# Mathematical approximations in Physics for angles <20 degrees

1. Aug 16, 2011

### hyde2042

1. The problem statement, all variables and given/known data

62. In physics, it is important to use mathematical approximations.
(a) Demonstrate that for small angles (<20°)

tan a ~ sin a ~ a = (Pia'/180 degrees)

where a is in radians and a' is in degrees. (b) Use a calculator
to find the largest angle for which tan a may be
approximated by a with an error less than 10.0%.

2. Relevant equations

3. The attempt at a solution

I'm unsure how I would go about this other than plugging in numbers less that 20 degrees, but I wouldn't know what is within ten percent error.

2. Aug 16, 2011

### PeterO

If you take sin 30 you get 0.5000. If you take tan 30 you get 0.5773

That is a difference of 0.0773

That represents a percentage error of (0.0773/.5000 * 100)% or 15.5% difference.
That is bigger than 10%.

If the angle is smaller , the error is smaller.
NOTE: error doesn't mean a mistake, it means how far from the real answer would you calculated answer be if you used tan rather than sin - perhaps for some convenience reason.

3. Aug 16, 2011

### hyde2042

Oh, as you go from tan (a) to sin (a) to the actual (a) in radians it will be equal to the angle of (a) times Pi over 180?

Edit: Thanks for your time and reply. It feels embarrassing that I should be strugglling with these questions in the first chapter as opposed to all the other questions I've been seeing.

4. Aug 16, 2011

### PeterO

the "angle of (a) times Pi over 180" is just there to convert degrees to radians

5. Aug 16, 2011

### hyde2042

Ah I see, thank you. It's been a few years since my Trig class.

6. Jun 20, 2013

### mbyoung18

I understand that tan of a small angle is close to the sine of an angle, but what is the significance of it.

In my book it states for waves that Tsin(theta) for small angles is approximately equal to Ttan(theta) and we should use that instead. My question is why? Why use tangent instead of sine?

Thanks

7. Jun 20, 2013

### PeterO

If you are looking at an interference pattern on a screen for example.

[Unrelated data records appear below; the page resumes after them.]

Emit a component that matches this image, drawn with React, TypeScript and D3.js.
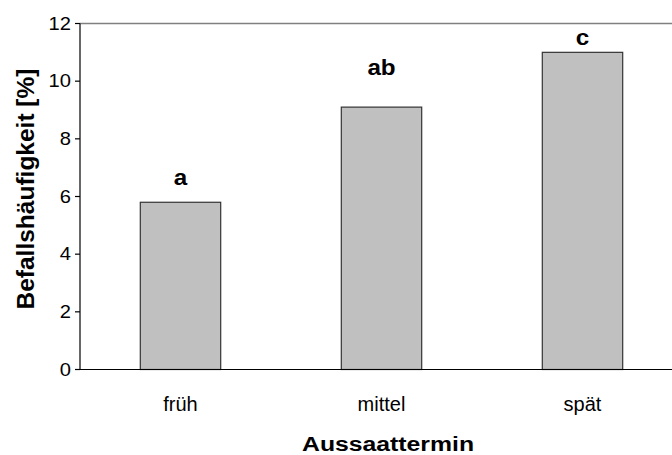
import React from "react";
import * as d3 from "d3";

// Sowing date categories and infestation frequency (%)
const categories = ["früh", "mittel", "spät"];
const values = [5.8, 9.1, 11.0];
// Significance letters and the height (in % units) where each sits
const letters = ["a", "ab", "c"];
const letterLevels = [6.4, 10.2, 11.25];
const yTicks = [0, 2, 4, 6, 8, 10, 12];

const W = 672;
const H = 455;
const FONT = "'Liberation Sans', Arial, sans-serif";

export default function App() {
  const left = 80;
  const top = 23.5;
  const bottom = 369.5;

  const x = d3.scaleBand<string>().domain(categories).range([left, left + 603]).padding(0);
  const y = d3.scaleLinear().domain([0, 12]).range([bottom, top]);
  const barW = x.bandwidth() * 0.4;

  return (
    <svg
      width={W}
      height={H}
      style={{ position: "absolute", left: 0, top: 0, background: "#fff" }}
      fontFamily={FONT}
    >
      {/* bars */}
      {categories.map((c, i) => {
        const cx = (x(c) as number) + x.bandwidth() / 2;
        return (
          <rect
            key={c}
            x={cx - barW / 2}
            y={y(values[i])}
            width={barW}
            height={bottom - y(values[i])}
            fill="#c0c0c0"
            stroke="#333"
            strokeWidth={1.2}
          />
        );
      })}

      {/* plot frame: top border */}
      <line x1={left} x2={W} y1={top} y2={top} stroke="#808080" strokeWidth={1.5} />
      {/* axes */}
      <line x1={left} x2={W} y1={bottom} y2={bottom} stroke="#000" strokeWidth={1.2} />
      <line x1={left} x2={left} y1={top} y2={bottom} stroke="#000" strokeWidth={1.2} />

      {/* y ticks */}
      {yTicks.map((t) => (
        <g key={t}>
          <line x1={left - 5} x2={left} y1={y(t)} y2={y(t)} stroke="#000" strokeWidth={1.2} />
          <text
            transform={`translate(${left - 9},${y(t) + 6.3}) scale(1.15,1)`}
            textAnchor="end"
            fontSize={17.5}
            fill="#000"
          >
            {t}
          </text>
        </g>
      ))}

      {/* category labels */}
      {categories.map((c) => (
        <text
          key={c}
          x={(x(c) as number) + x.bandwidth() / 2}
          y={411}
          textAnchor="middle"
          fontSize={20}
          fill="#000"
        >
          {c}
        </text>
      ))}

      {/* significance letters */}
      {categories.map((c, i) => (
        <text
          key={c}
          transform={`translate(${(x(c) as number) + x.bandwidth() / 2},${y(letterLevels[i])}) scale(1.1,1)`}
          textAnchor="middle"
          fontSize={22}
          fontWeight="bold"
          fill="#000"
        >
          {letters[i]}
        </text>
      ))}

      {/* axis titles */}
      <text
        transform={`translate(388,451) scale(1.18,1)`}
        textAnchor="middle"
        fontSize={21}
        fontWeight="bold"
        fill="#000"
      >
        Aussaattermin
      </text>
      <text
        transform={`translate(34,189) rotate(-90)`}
        textAnchor="middle"
        fontSize={24.5}
        fontWeight="bold"
        fill="#000"
      >
        Befallshäufigkeit [%]
      </text>
    </svg>
  );
}
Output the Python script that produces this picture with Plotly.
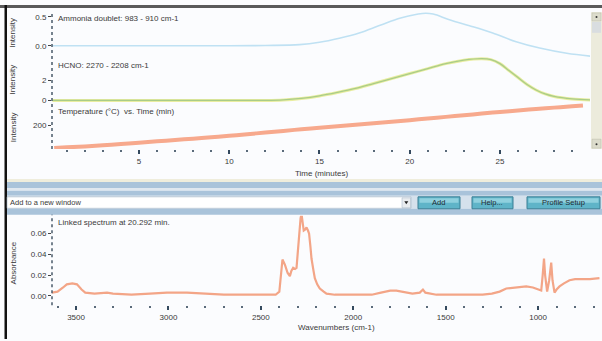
import plotly.graph_objects as go

W, H = 602, 341

# ---------------- data ----------------
time_nh3 = [0.2, 5, 10, 12, 13.9, 15.0, 16.1, 17.2, 18.4, 19.5, 20.7, 21.3, 22.2, 23.5, 24.6, 25.9, 27.2, 28.7, 30.0]
nh3_vals = [0.0, 0.0, 0.0, 0.005, 0.02, 0.06, 0.13, 0.22, 0.36, 0.48, 0.56, 0.55, 0.45, 0.33, 0.22, 0.07, -0.04, -0.13, -0.18]

time_hcno = [0.2, 5, 10, 12, 13, 14, 15, 16, 17, 18, 19, 20, 21, 22, 23, 24, 24.5, 25, 25.5, 26, 26.5, 27, 27.5, 28, 29, 30]
hcno_vals = [0.0, 0.0, 0.0, 0.0, 0.05, 0.2, 0.45, 0.8, 1.2, 1.7, 2.2, 2.7, 3.2, 3.7, 4.05, 4.2, 4.1, 3.7, 3.0, 2.3, 1.6, 1.05, 0.65, 0.4, 0.15, 0.05]

time_temp = [0.3, 1, 2, 3, 4, 5, 6, 7, 8, 9, 10, 11, 12, 13, 14, 15, 16, 17, 18, 19, 20, 21, 22, 23, 24, 25, 26, 27, 28, 29, 29.6]
temp_vals = [47, 52, 58, 66, 74, 83, 92, 101, 110, 119, 129, 140, 151, 162, 173, 183, 193, 203, 213, 223, 234, 245, 256, 267, 278, 289, 299, 309, 318, 327, 333]

wavenumbers = [3630, 3600, 3570, 3550, 3520, 3495, 3470, 3450, 3400, 3332, 3300, 3200, 3100, 3008, 2900, 2792,
               2700, 2600, 2500, 2420, 2400, 2390, 2383, 2370, 2355, 2343, 2335, 2325, 2315, 2307, 2300, 2293,
               2285, 2280, 2274, 2268, 2260, 2253, 2245, 2239, 2232, 2226, 2215, 2208, 2195, 2181, 2160, 2145,
               2100, 2000, 1900, 1850, 1800, 1767, 1720, 1680, 1640, 1623, 1610, 1550, 1400, 1300, 1250, 1208,
               1172, 1130, 1100, 1064, 1028, 995, 983, 975, 968, 962, 955, 951, 940, 929, 922, 911, 900, 884,
               860, 830, 800, 758, 720, 668]
absorbance = [0.003, 0.004, 0.008, 0.011, 0.012, 0.011, 0.006, 0.003, 0.002, 0.003, 0.002, 0.001, 0.002, 0.003, 0.003, 0.002,
              0.001, 0.001, 0.001, 0.001, 0.004, 0.02, 0.035, 0.03, 0.022, 0.019, 0.024, 0.027, 0.026, 0.027, 0.045, 0.063,
              0.075, 0.079, 0.072, 0.063, 0.064, 0.066, 0.063, 0.06, 0.048, 0.036, 0.024, 0.017, 0.011, 0.007, 0.004, 0.002,
              0.001, 0.001, 0.001, 0.003, 0.005, 0.005, 0.003, 0.002, 0.003, 0.006, 0.003, 0.001, 0.001, 0.001, 0.002, 0.004,
              0.007, 0.008, 0.008, 0.009, 0.008, 0.006, 0.005, 0.02, 0.036, 0.02, 0.005, 0.004, 0.015, 0.032, 0.015, 0.003, 0.006, 0.009,
              0.012, 0.015, 0.016, 0.016, 0.016, 0.017]

time_ticks = [5, 10, 15, 20, 25]
wn_ticks = [3500, 3000, 2500, 2000, 1500, 1000]
abs_ticks = [0.00, 0.02, 0.04, 0.06]

# ---------------- helpers ----------------
def px(x):
    return x / W

def py(y):
    return 1 - y / H

FONT = "Liberation Sans, Arial, sans-serif"
TXT = "#3a3a3a"

fig = go.Figure()
fig.add_trace(go.Scatter(x=time_nh3, y=nh3_vals, mode="lines", line=dict(color="#bfe1f3", width=1.6, shape="spline"),
                         xaxis="x", yaxis="y", showlegend=False))
fig.add_trace(go.Scatter(x=time_hcno, y=hcno_vals, mode="lines", line=dict(color="#e9eda0", width=3, shape="spline"),
                         xaxis="x", yaxis="y2", showlegend=False))
fig.add_trace(go.Scatter(x=time_hcno, y=hcno_vals, mode="lines", line=dict(color="#a9cc88", width=1.3, shape="spline"),
                         xaxis="x", yaxis="y2", showlegend=False))
fig.add_trace(go.Scatter(x=time_temp, y=temp_vals, mode="lines", line=dict(color="#f7a98d", width=4, shape="spline"),
                         xaxis="x", yaxis="y3", showlegend=False))
fig.add_trace(go.Scatter(x=wavenumbers, y=absorbance, mode="lines", line=dict(color="#f3a587", width=2.2),
                         xaxis="x2", yaxis="y4", showlegend=False))

tickfont = dict(family=FONT, size=8, color=TXT)

def ydom(top, bottom):
    return [py(bottom), py(top)]

layout = dict(
    width=W, height=H, margin=dict(l=0, r=0, t=0, b=0),
    paper_bgcolor="#fbfcfe", plot_bgcolor="rgba(0,0,0,0)",
    font=dict(family=FONT, size=8, color=TXT),
    xaxis=dict(domain=[px(52), px(590)], range=[0.18, 29.99], anchor="y3",
               showgrid=False, zeroline=False, showline=False,
               tickvals=time_ticks, ticks="outside", ticklen=4, tickwidth=2, tickcolor="#34495e",
               minor=dict(dtick=1, ticks="outside", ticklen=2, tickwidth=2, tickcolor="#5a6a7a"),
               tickfont=tickfont),
    yaxis=dict(domain=ydom(10, 60), range=[-0.241, 0.621], anchor="x", showgrid=False, zeroline=False,
               showline=False, tickvals=[0.0, 0.5], ticktext=["0.0", "0.5"], ticks="outside", ticklen=3,
               tickwidth=1, tickcolor="#444", tickfont=tickfont),
    yaxis2=dict(domain=ydom(56, 104), range=[-0.3, 4.5], anchor="x", showgrid=False, zeroline=False,
                showline=False, tickvals=[0, 2], ticktext=["0", "2"], ticks="outside", ticklen=3,
                tickwidth=1, tickcolor="#444", tickfont=tickfont),
    yaxis3=dict(domain=ydom(100, 150), range=[40, 373], anchor="x", showgrid=False, zeroline=False,
                showline=False, tickvals=[200], ticktext=["200"], ticks="outside", ticklen=3,
                tickwidth=1, tickcolor="#444", tickfont=tickfont),
    xaxis2=dict(domain=[px(52), px(600)], range=[3630, 665], anchor="y4",
                showgrid=False, zeroline=False, showline=False,
                tickvals=wn_ticks, ticks="outside", ticklen=4, tickwidth=2, tickcolor="#34495e",
                minor=dict(dtick=100, tick0=0, ticks="outside", ticklen=2, tickwidth=2, tickcolor="#5a6a7a"),
                tickfont=tickfont),
    yaxis4=dict(domain=ydom(217, 307), range=[-0.00912, 0.0773], anchor="x2", showgrid=False, zeroline=False,
                showline=False, tickvals=abs_ticks, ticktext=["0.00", "0.02", "0.04", "0.06"], ticks="outside",
                ticklen=3, tickwidth=1, tickcolor="#444", tickfont=tickfont),
)

shapes = []

def rect(x0, y0, x1, y1, fill, line=None, lw=0, layer="above"):
    shapes.append(dict(type="rect", xref="paper", yref="paper", x0=px(x0), x1=px(x1), y0=py(y1), y1=py(y0),
                       fillcolor=fill, line=dict(color=line or fill, width=lw), layer=layer))

def vline_dot(x, y0, y1):
    shapes.append(dict(type="line", xref="paper", yref="paper", x0=px(x), x1=px(x), y0=py(y1), y1=py(y0),
                       line=dict(color="#4a5a6a", width=1.5, dash="dot"), layer="above"))

# frame
rect(0, 5, 602, 8, "#5a5a5a")
rect(4.5, 5, 7, 341, "#111111")

# dotted y axes
vline_dot(52, 13, 150)
vline_dot(52, 213, 307)

# scrollbar on right of top panel
rect(591, 12, 602, 150, "#ecebdc")
rect(592, 13, 601, 21, "#dcdccc", line="#b8b8a8", lw=0.5)
rect(592, 22, 601, 33, "#d9dde0")
rect(592, 140, 601, 149, "#dcdccc", line="#b8b8a8", lw=0.5)
shapes.append(dict(type="circle", xref="paper", yref="paper", x0=px(595.5), x1=px(597.5), y0=py(18), y1=py(16),
                   fillcolor="#333", line=dict(width=0)))
shapes.append(dict(type="circle", xref="paper", yref="paper", x0=px(595.5), x1=px(597.5), y0=py(146), y1=py(144),
                   fillcolor="#333", line=dict(width=0)))

# toolbar bands
rect(7, 180, 602, 183, "#efeddc")
rect(7, 183, 602, 189, "#a9c3da")
rect(7, 189, 602, 192, "#dfe7ef")
rect(7, 192, 602, 197, "#a9c3da")
rect(7, 197, 602, 210, "#d5e1ec")
rect(7, 210, 602, 216, "#a9c3da")
# combobox
rect(7, 198, 411, 209.5, "#ffffff", line="#9fb3c5", lw=0.6)
rect(402, 199, 410.5, 209, "#e9ecef", line="#9fb3c5", lw=0.5)
shapes.append(dict(type="path", xref="paper", yref="paper",
                   path=f"M {px(404.3)},{py(202.5)} L {px(408.3)},{py(202.5)} L {px(406.3)},{py(205.5)} Z",
                   fillcolor="#222", line=dict(width=0)))

# buttons
def button(x0, x1):
    shapes.append(dict(type="rect", xref="paper", yref="paper", x0=px(x0), x1=px(x1), y0=py(210), y1=py(198),
                       fillcolor="#5fb4c8", line=dict(color="#3b7f95", width=1), layer="above"))
    shapes.append(dict(type="rect", xref="paper", yref="paper", x0=px(x0 + 1.5), x1=px(x1 - 1.5), y0=py(204), y1=py(199.5),
                       fillcolor="#8fd0de", line=dict(width=0), layer="above"))

button(418, 460)
button(472, 513)
button(527, 600)

layout["shapes"] = shapes

ann = []

def text(x, y, s, size=8, xanchor="left", angle=0, color=TXT):
    ann.append(dict(x=px(x), y=py(y), xref="paper", yref="paper", text=s, showarrow=False,
                    xanchor=xanchor, yanchor="middle", textangle=angle,
                    font=dict(family=FONT, size=size, color=color)))

text(56, 19, "Ammonia doublet: 983 - 910 cm-1")
text(56, 66, "HCNO: 2270 - 2208 cm-1")
text(56, 112, "Temperature (°C)  vs. Time (min)")
text(13, 33, "Intensity", xanchor="center", angle=-90)
text(13, 80, "Intensity", xanchor="center", angle=-90)
text(13, 128, "Intensity", xanchor="center", angle=-90)
text(321, 175, "Time (minutes)", xanchor="center")
text(8, 204, "Add to a new window", size=7.5)
text(439, 204, "Add", size=7.5, xanchor="center", color="#1d2b33")
text(492.5, 204, "Help...", size=7.5, xanchor="center", color="#1d2b33")
text(563.5, 204, "Profile Setup", size=7.5, xanchor="center", color="#1d2b33")
text(56, 224, "Linked spectrum at 20.292 min.")
text(13, 265, "Absorbance", xanchor="center", angle=-90)
text(336, 329, "Wavenumbers (cm-1)", xanchor="center")

layout["annotations"] = ann
fig.update_layout(**layout)
fig.write_html("out.html")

The source of the pattern (The actual double or single slit) is, say, 1 m from a screen.
If the feature (max or min) you are working with it 2cm off centre, then the angle to that feature has a tangent of 2/100.
If there is another feature 3cm off centre, then the angle to that feature has a tangent of 3/100.

If you were after the sine of each of those angles you would have to measure the direct distance to each feature in turn. (tan is opposite/adjacent; sin is opposite/hypoteneuse)

If the sin and tan value are basically the same, you are saved that problem.

You would also be saved the problem if the subsequent formulae you were using had the tan function in them, but I think the formulae include sine.